Raisi was born in 1960 in the city of Mashhad in northeast Iran where he continued his early education until 1975 when he transferred to the city of Qom to begin his religious studies.

Following the 1979 revolution in Iran he was appointed into government posts while continuing his higher education. He is known to have taught religious studies and from 1991 he participated in classes held by Iranian Supreme Leader Ali Khamenei for 15 years.

Raisi first began his work in the judiciary after 1979 when he joined a class in Tehran of 70 other clerics seeking to work for the government. In the early days Raisi accompanied the envoy of Iranian regime founder Ruhollah Khomeini to the city of Masjed Suleiman in western Iran, from where he went on to be appointed as a public prosecutor in Karaj, west of Tehran.

Two years later, while maintaining his previous post, he was also appointed as the public prosecutor in the city of Hamedan, western Iran. In 1984 he was transferred to Tehran and appointed as the capital’s deputy public prosecutor.

Years later, after gaining Khomeini’s personal attention, he was appointed as a member of the “Death Commission” tasked to supervise the 1988 massacre of thousands of political prisoner.

Following Khomeini’s death, Ebrahim Raisi was appointed as Tehran’s public prosecutor where he served the regime for five years until 1994. From there on he assumed the position of the regime’s general inspector until 2004, and moved on to serve as the judiciary’s first deputy until 2014. Continuing his climb up the regime’s ranks, he was appointed also as the prosecutor in the regime’s Special Clerics Court and went on to become Iran’s chief public prosecutor in 2014.
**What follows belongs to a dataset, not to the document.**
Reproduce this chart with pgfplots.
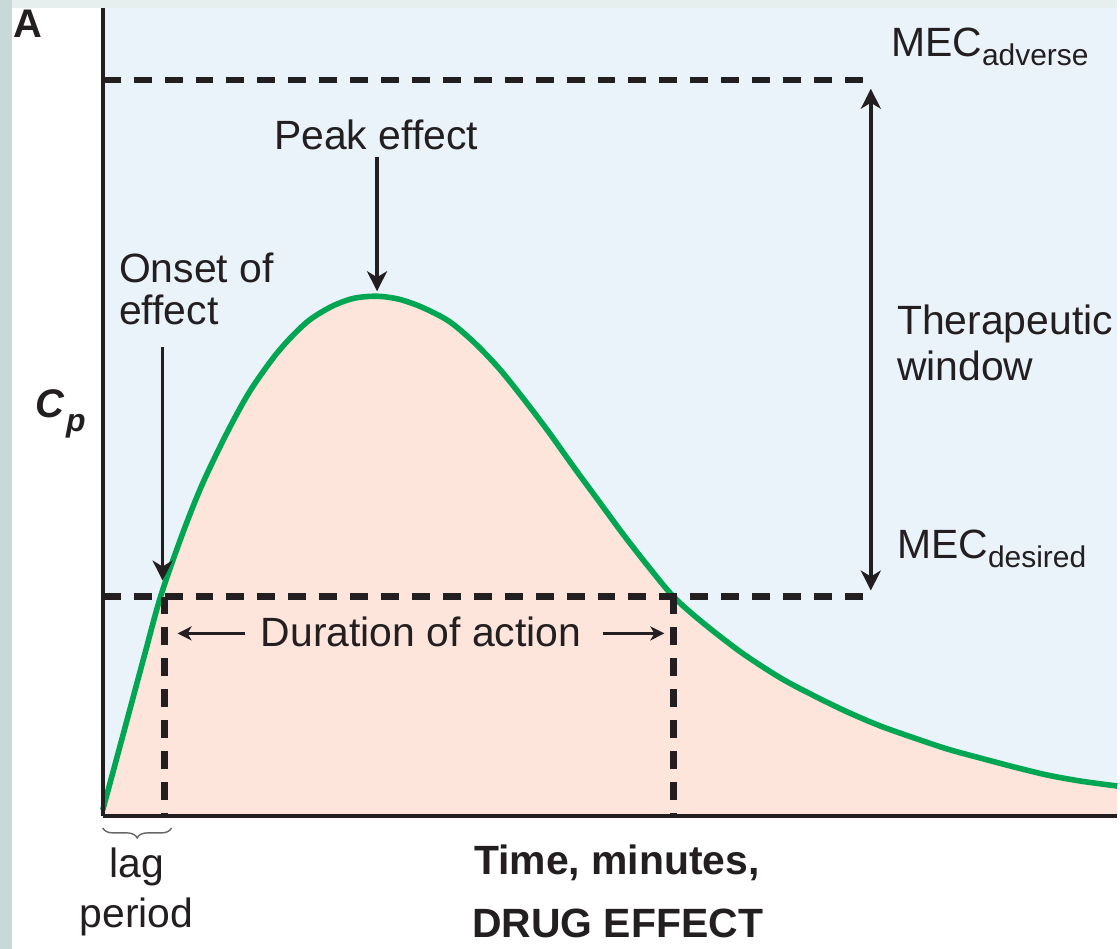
\documentclass[border=0pt]{standalone}
\usepackage{pgfplots}
\pgfplotsset{compat=1.18}
\usepackage{fontspec}
\setmainfont{Liberation Sans}
\usetikzlibrary{arrows.meta,decorations.pathreplacing}
\definecolor{bgblue}{HTML}{EAF2FA}
\definecolor{pinkfill}{HTML}{FDE5DC}
\definecolor{curvegreen}{HTML}{00A651}
\definecolor{ink}{HTML}{231F20}
\definecolor{strip}{HTML}{C9D9D8}
\definecolor{topstrip}{HTML}{E6EEEE}
\newcommand\lab{\fontsize{20.5}{24}\selectfont}
\newcommand\sublab{\fontsize{15}{18}\selectfont}

\pgfplotstableread{
x y
0 6
20 80
41 158
58 220
80 283
100 333
125 385
147 425
170 458
187 478
207 497
230 511
252 519
275 521
297 518
320 510
347 496
372 475
397 449
422 418
447 385
472 350
497 316
522 282
547 250
572 220
600 195
640 164
680 138
714 120
747 104
780 90
814 78
847 67
880 58
914 49
947 41
980 35
1017 30
}\curvedata

\begin{document}
\begin{tikzpicture}
\begin{axis}[
  scale only axis, width=508.5pt, height=405pt,
  xmin=0, xmax=1017, ymin=0, ymax=810,
  enlargelimits=false,
  axis lines=left, axis line style={-, line width=2.2pt, color=ink},
  xtick=\empty, ytick=\empty,
  clip=false, axis on top,
]
% backgrounds
\fill[white] (axis cs:-103,-133) rectangle (axis cs:1017,818);
\fill[topstrip] (axis cs:-103,810) rectangle (axis cs:1017,818);
\fill[strip] (axis cs:-103,-133) rectangle (axis cs:-91,818);
\fill[bgblue] (axis cs:0,0) rectangle (axis cs:1017,810);
% area under curve
\addplot[draw=none, fill=pinkfill, smooth] table[x=x,y=y] {\curvedata} \closedcycle;
% curve
\addplot[curvegreen, line width=2.8pt, smooth] table[x=x,y=y] {\curvedata};
% dashed MEC lines
\addplot[ink, line width=3.2pt, dash pattern=on 9pt off 6.5pt] coordinates {(0,738) (772,738)};
\addplot[ink, line width=3.2pt, dash pattern=on 9pt off 6.5pt] coordinates {(0,220) (772,220)};
\addplot[ink, line width=3.2pt, dash pattern=on 9pt off 6.5pt] coordinates {(62,220) (62,0)};
\addplot[ink, line width=3.2pt, dash pattern=on 9pt off 6.5pt] coordinates {(572,220) (572,0)};
% therapeutic window double arrow
\draw[ink, line width=1.8pt, {Stealth[length=10pt,width=10pt,inset=3pt]}-{Stealth[length=10pt,width=10pt,inset=3pt]}]
  (axis cs:770,729) -- (axis cs:770,226);
% peak arrow
\draw[ink, line width=1.8pt, -{Stealth[length=10pt,width=10pt,inset=3pt]}]
  (axis cs:275,661) -- (axis cs:275,526);
% onset arrow
\draw[ink, line width=1.8pt, -{Stealth[length=10pt,width=10pt,inset=3pt]}]
  (axis cs:60,470) -- (axis cs:60,236);
% duration arrows
\draw[ink, line width=1.6pt, -{Stealth[length=7pt,width=7pt,inset=2pt]}]
  (axis cs:143,183) -- (axis cs:75,183);
\draw[ink, line width=1.6pt, -{Stealth[length=7pt,width=7pt,inset=2pt]}]
  (axis cs:501,183) -- (axis cs:563,183);
% brace
\draw[decorate, decoration={brace, mirror, amplitude=5pt}, black!60, line width=0.7pt]
  (axis cs:0,-12) -- (axis cs:69,-12);
% texts
\node[anchor=base west, inner sep=0, text=ink, font=\fontsize{20}{24}\selectfont\bfseries] at (axis cs:-90,780) {A};
\node[anchor=base west, inner sep=0, text=ink, font=\fontsize{20}{24}\selectfont\bfseries\itshape] at (axis cs:-68,399) {C\kern1pt\raisebox{-7pt}{\fontsize{16}{18}\selectfont p}};
\node[anchor=base, inner sep=0, text=ink, font=\lab] at (axis cs:274,668) {Peak effect};
\node[anchor=base west, inner sep=0, text=ink, font=\lab] at (axis cs:16,535) {Onset of};
\node[anchor=base west, inner sep=0, text=ink, font=\lab] at (axis cs:16,493) {effect};
\node[anchor=base west, inner sep=0, text=ink, font=\lab] at (axis cs:796,483) {Therapeutic};
\node[anchor=base west, inner sep=0, text=ink, font=\lab] at (axis cs:796,437) {window};
\node[anchor=base west, inner sep=0, text=ink, font=\lab] at (axis cs:790,761) {MEC\raisebox{-4.5pt}{\sublab adverse}};
\node[anchor=base west, inner sep=0, text=ink, font=\lab] at (axis cs:796,258) {MEC\raisebox{-4.5pt}{\sublab desired}};
\node[anchor=base west, inner sep=0, text=ink, font=\lab] at (axis cs:158,170) {Duration of action};
\node[anchor=base west, inner sep=0, text=ink, font=\lab\bfseries] at (axis cs:372,-59) {Time, minutes,};
\node[anchor=base west, inner sep=0, text=ink, font=\lab\bfseries] at (axis cs:370,-122) {DRUG EFFECT};
\node[anchor=base, inner sep=0, text=ink, font=\lab] at (axis cs:34,-62) {lag};
\node[anchor=base, inner sep=0, text=ink, font=\lab] at (axis cs:34,-112) {period};
\end{axis}
\end{tikzpicture}
\end{document}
Following the death of Abbas Vaez-Tabasi, on March 7th, 2016 Khamenei appointed Raisi as head of the Astan Quds Razavi economic hub.

Ebrahim Raisi’s Role in “Death Commission” and 1988 massacre

In 1988, Khomeini’s deputy Ayatollah Montazeri described Raisi (then Tehran’s deputy public prosecutor) along with Morteza Eshraghi (a judge in Tehran’s Evin Prison), Hossein Ali Nayeri (Tehran’s public prosecutor) and Mostafa Pour Mohammadi (then representative of the Ministry of Intelligence and now Iran’s Minister of Justice) as perpetrators in “the execution of political prisoners in (summer of 1988)”. 

The names of the first two individuals have been stated in Khomeini’s fatwa ordering the purge.To this day Resii has refused to make any public comments in this regard.

Over 30,000 political prisoners, mainly members and supporters of the Iranian opposition People’s Mojahedin Organization of Iran (PMOI/MEK) were executed in a span of a mere few months.

Other managing and political posts

Khomeini was known to mission Raisi to a variety of different special judiciary missions across the country. Ebrahim Raisi was also appointed by Khamenei as a member of board of clerics in the “Setad Ejraiye Farmane Hazrate Emam” – Headquarters for Executing the Order of the Imam, supervising the supreme leader’s assets.

He also served as the Iranian regime’s first secretariat of the so-called “Headquarters of the Promotion of Virtue and Prevention of Vice,” a body that is associated with human rights and civil liberties abuses.